Project layout (core)

src/
  analysis_module.py          # analysis + comparison report (headless-safe)
  input_module.py             # FASTA I/O + NCBI/UniProt fetching
  library/                    # unified analysis/validation/utils
  mutation/                   # MutationEngine + structural/point primitives
  sequence_store/             # BaseStore + StringStore + ChunkedStore
  sequence_structure.py       # registry + metadata + file import/export
  SeqMorph_Main.py            # FastAPI app (backend “brain”)

Reproducibility

  • Pass seed in /mutate-and-analyze to reproduce events deterministically.
  • Runs can write:
    • manifest.json (seed, backend, rate, mean segment, window, counts)
    • seqmorph.log (one line per structural event applied)

Troubleshooting

  • ModuleNotFoundError for local imports
    Ensure PYTHONPATH=./src (see Quick start). Also make sure src/__init__.py does not exist (we treat src as a source root, not a package).

  • Biopython errors
    Install with pip install biopython. FASTA parsing depends on it.
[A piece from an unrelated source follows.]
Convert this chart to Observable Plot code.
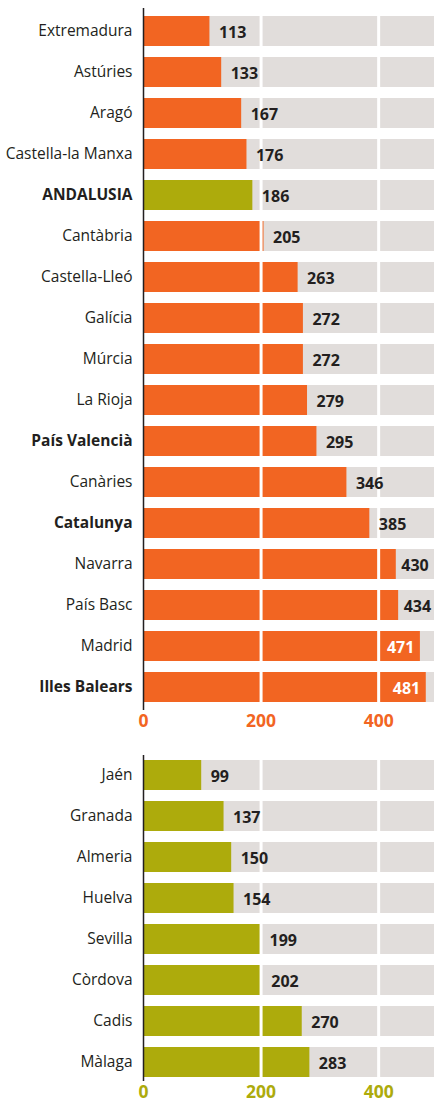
<!DOCTYPE html>
<html>
<head>
<meta charset="utf-8">
<script src="https://cdn.jsdelivr.net/npm/d3@7"></script>
<script src="https://cdn.jsdelivr.net/npm/@observablehq/plot@0.6"></script>
<style>
  html, body { margin: 0; padding: 0; background: #fff; }
  #chart svg { display: block; }
</style>
</head>
<body>
<div id="chart"></div>
<script>
// Top panel: autonomous communities
const regions = ["Extremadura","Astúries","Aragó","Castella-la Manxa","ANDALUSIA","Cantàbria","Castella-Lleó","Galícia","Múrcia","La Rioja","País Valencià","Canàries","Catalunya","Navarra","País Basc","Madrid","Illes Balears"];
const regionValues = [113,133,167,176,186,205,263,272,272,279,295,346,385,430,434,471,481];
const boldRegions = ["ANDALUSIA","País Valencià","Catalunya","Illes Balears"];
const highlightRegion = "ANDALUSIA";

// Bottom panel: Andalusian provinces
const provinces = ["Jaén","Granada","Almeria","Huelva","Sevilla","Còrdova","Cadis","Màlaga"];
const provinceValues = [99,137,150,154,199,202,270,283];

const xTicks = [0,200,400];
const xMax = 495;

const ORANGE = "#f26522";
const OLIVE = "#adab0c";
const GRAY = "#e1dddb";
const TEXT = "#231f20";
const FONT = "'Open Sans', sans-serif";

function panel(names, values, opts) {
  const data = names.map((n, i) => ({name: n, value: values[i]}));
  const inside = d => d.value > 450;
  const nearEdge = d => d.value >= 420 && !inside(d);
  const outside = d => d.value < 420;
  const valueText = {y: "name", x: "value", text: d => String(d.value), dy: 1, fontWeight: "bold", fontSize: 16};
  return Plot.plot({
    width: 434,
    height: opts.height,
    marginLeft: 143,
    marginRight: 0,
    marginTop: opts.marginTop,
    marginBottom: opts.marginBottom,
    style: {fontFamily: FONT, background: "#fff"},
    x: {domain: [0, xMax], axis: null},
    y: {domain: names, axis: null, paddingInner: 0.27, paddingOuter: 0.1},
    marks: [
      Plot.barX(data, {y: "name", x1: 0, x2: xMax, fill: GRAY}),
      Plot.barX(data, {y: "name", x: "value", fill: d => opts.color(d.name)}),
      Plot.ruleX([200, 400], {stroke: "#fff", strokeWidth: 3}),
      Plot.ruleX([0], {stroke: TEXT, strokeWidth: 1.5}),
      Plot.text(data.filter(outside), {...valueText, textAnchor: "start", dx: 9, fill: TEXT}),
      Plot.text(data.filter(nearEdge), {...valueText, textAnchor: "start", dx: 5, fill: TEXT}),
      Plot.text(data.filter(inside), {...valueText, textAnchor: "end", dx: -6, fill: "#fff"}),
      Plot.text(data.filter(d => !boldRegions.includes(d.name)), {y: "name", x: 0, text: "name", textAnchor: "end", dx: -11, fill: TEXT, fontSize: 15.5}),
      Plot.text(data.filter(d => boldRegions.includes(d.name)), {y: "name", x: 0, text: "name", textAnchor: "end", dx: -11, fill: TEXT, fontSize: 15.5, fontWeight: "bold"}),
      Plot.axisX({ticks: xTicks, tickSize: 0, tickPadding: 4, fontSize: 17.5, fontWeight: "bold", fill: opts.tickColor, tickFormat: d => String(d), label: null})
    ]
  });
}

const chart = document.getElementById("chart");
chart.appendChild(panel(regions, regionValues, {
  height: 735, marginTop: 8, marginBottom: 25,
  color: n => n === highlightRegion ? OLIVE : ORANGE,
  tickColor: ORANGE
}));
chart.appendChild(panel(provinces, provinceValues, {
  height: 368, marginTop: 20, marginBottom: 22,
  color: () => OLIVE,
  tickColor: OLIVE
}));
</script>
</body>
</html>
  • RNA translation yields X
    We normalize U→T before translation and handle reverse-complement with the correct alphabet.


Roadmap

  • Expose point-mutation policies via API (context/CpG, ti/tv)
  • Harden ChunkedStore rebalance thresholds with profiling
  • New CLI & GUI (call the API)
  • Optional packed DNA store (2-bit) for large datasets
  • Test suite & benchmarks

Contributing

We welcome issues and PRs. Focus areas:

  • sequence_store/ (performance, packed encodings)
  • mutation/ (policies, additional structural ops)
  • library/analysis.py (metrics & scalable χ² strategies)
  • SeqMorph_Main.py (new endpoints, params, CORS for future GUI)

Basic steps:

  1. Fork & branch (feature/xyz)
  2. Keep code PEP8 + typed; add docstrings
  3. Prefer backend-shared logic (CLI/GUI must not duplicate logic)
  4. Open a PR with a short rationale and example inputs/outputs

License

MIT (see LICENSE).